First, find the people who are already doing it. Every company has a few "social stars"—people who are naturally active on LinkedIn or Twitter. Talk to them. Ask them what they need. Is it better images? Is it more information on what’s coming down the pipeline?

Second, make it easy. People are busy. If it takes twenty minutes to format a post, they won't do it. Give them "swipe file" ideas—not to copy-paste, but to use as a starting point.

Third, recognize them. I don't mean you have to give them a $500 bonus for every tweet. That actually ruins the "organic" feel. Just acknowledge it. A "great post, Sarah!" in the company meeting goes a long way. It shows that the leadership values their voice.

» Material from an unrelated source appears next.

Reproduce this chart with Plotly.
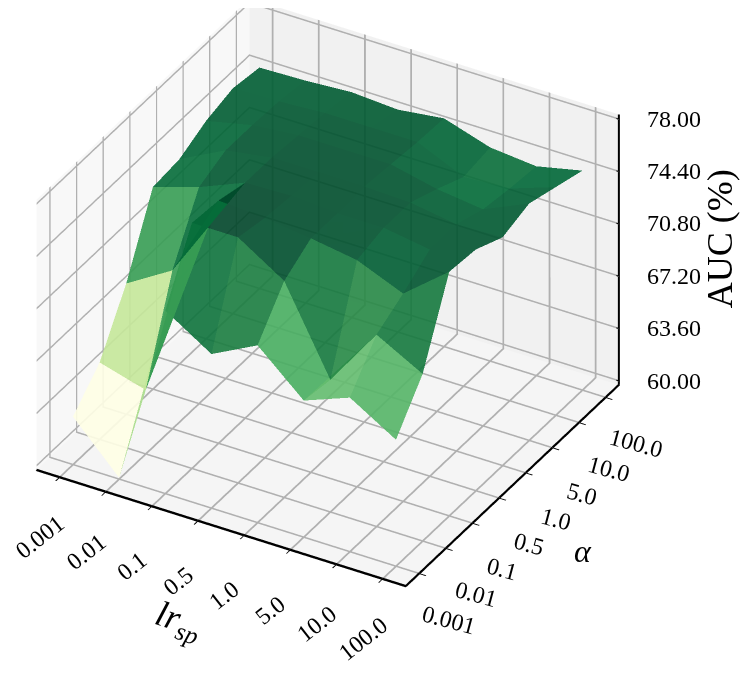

Practical Next Steps for Your Team

  1. Audit the current state. See who is already posting. You might be surprised at who your biggest fans are.
  2. Define the "Why." Explain to your team how this helps them. Frame it as building their professional reputation, not just helping the company sell more widgets.
  3. Create a "Content Hub." Whether it's a Trello board, a Notion page, or a dedicated Slack channel, give them a place to find high-quality images, data points, and news.
  4. Set clear boundaries. Give them a simple one-page document on what's okay to share (public news, personal wins) and what's not (confidential client data, unannounced financials).
  5. Ditch the metrics for a second. Don't start by measuring "Total Clicks." Start by measuring "Active Participants." Focus on getting people comfortable with the idea of sharing before you start worrying about the ROI of every single post.

The reality of 2026 is that the wall between "work life" and "online life" is gone. Your employees are already talking. The question is whether you're going to give them the support to be your best advocates or leave them to figure it out on their own. Authentic employee advocacy is the only way to cut through the noise of an AI-generated world. It’s the human touch that people are starving for.